Dengan sistem silang-menyilang ini konflik antara suku-suku bangsa daerah akan
dapat diredakan dengan adanya pertemuan di bidang agama. Upaya-upaya yang
dilaksanakan untuk memperkecil dan kalau mungkin menghilangkan
kesenjangan-kesenjangan itu antara lain:
- Pemerintah berusaha untuk mewujudkan
idealisme/cita-cita nasional yang diamanatkan oleh seluruh bangsa kepada
ideologi melalui pembangunan di berbagai sektor, termasuk pembangunan politik
dan kebudayaan (untuk mempertebal keyakinan warga negara yang terdiri dari
berbagai golongan terhadap ideologi nasional).
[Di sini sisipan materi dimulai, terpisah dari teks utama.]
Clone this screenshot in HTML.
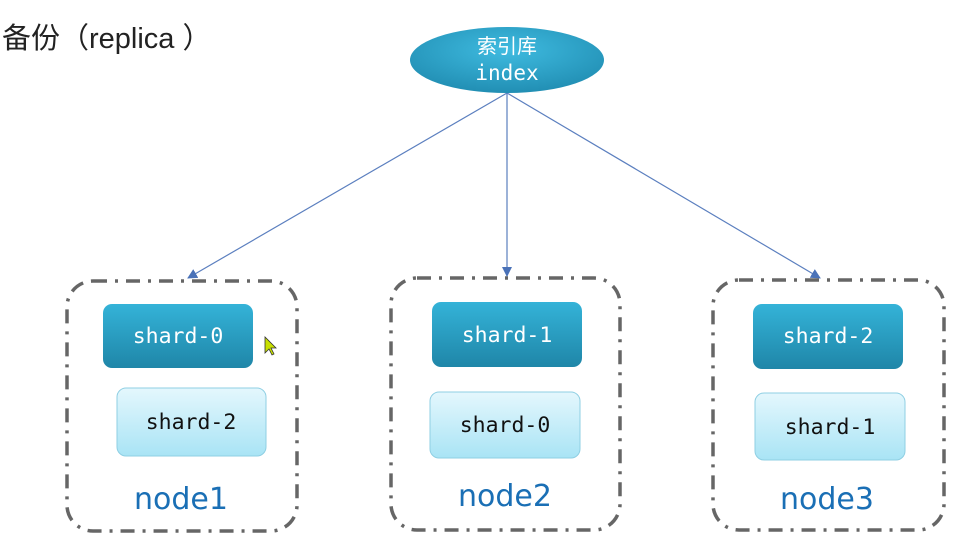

- Berusaha membuka isolasi antar berbagai
kelompok etnis dan antar daerah/pulau dengan pembangunan sarana komunikasi,
informasi, dan transportasi.
- Menggali kebudayaan daerah untuk dijadikan
kebudayaan nasional dan membina penggunaan bahasa Indonesia sebagai bahasa
nasional.
- Membentuk jaringan asimilasi bagi berbagai
kelompok etnis baik pribumi maupun keturunan asing. Misalnya transmigrasi,
pertukaran/mutasi karyawan, asimilasi budaya.
- Melalui jalur-jalur formal seperti pendidikan
perundang-undangan yang berlaku bagi seluruh warga negara dan pendekatan formal
lainnya.
3) Integrasi nasional dalam perspektif
Harsya W.
Bachtiar memaparkan bahwa masalah integrasi nasional akan tetap meruapakan
masalah, tanpa memandang apakah negara itu baru ataupun negara lama, karena
setiap konflik terjadi karena perbedaan golongan. Namun demikian integrasi
nasional sebagai suatu cita-cita nasional maupun cita-cita negara akan dapat
terwujud/paling tidak menekankan kemungkinan permasalahan yang timbul dengan
berbagai usaha yang mendukung potensi masyarakat untuk berintegrasi sendiri
secara alamiah, seperti yang dikemukakan di atas.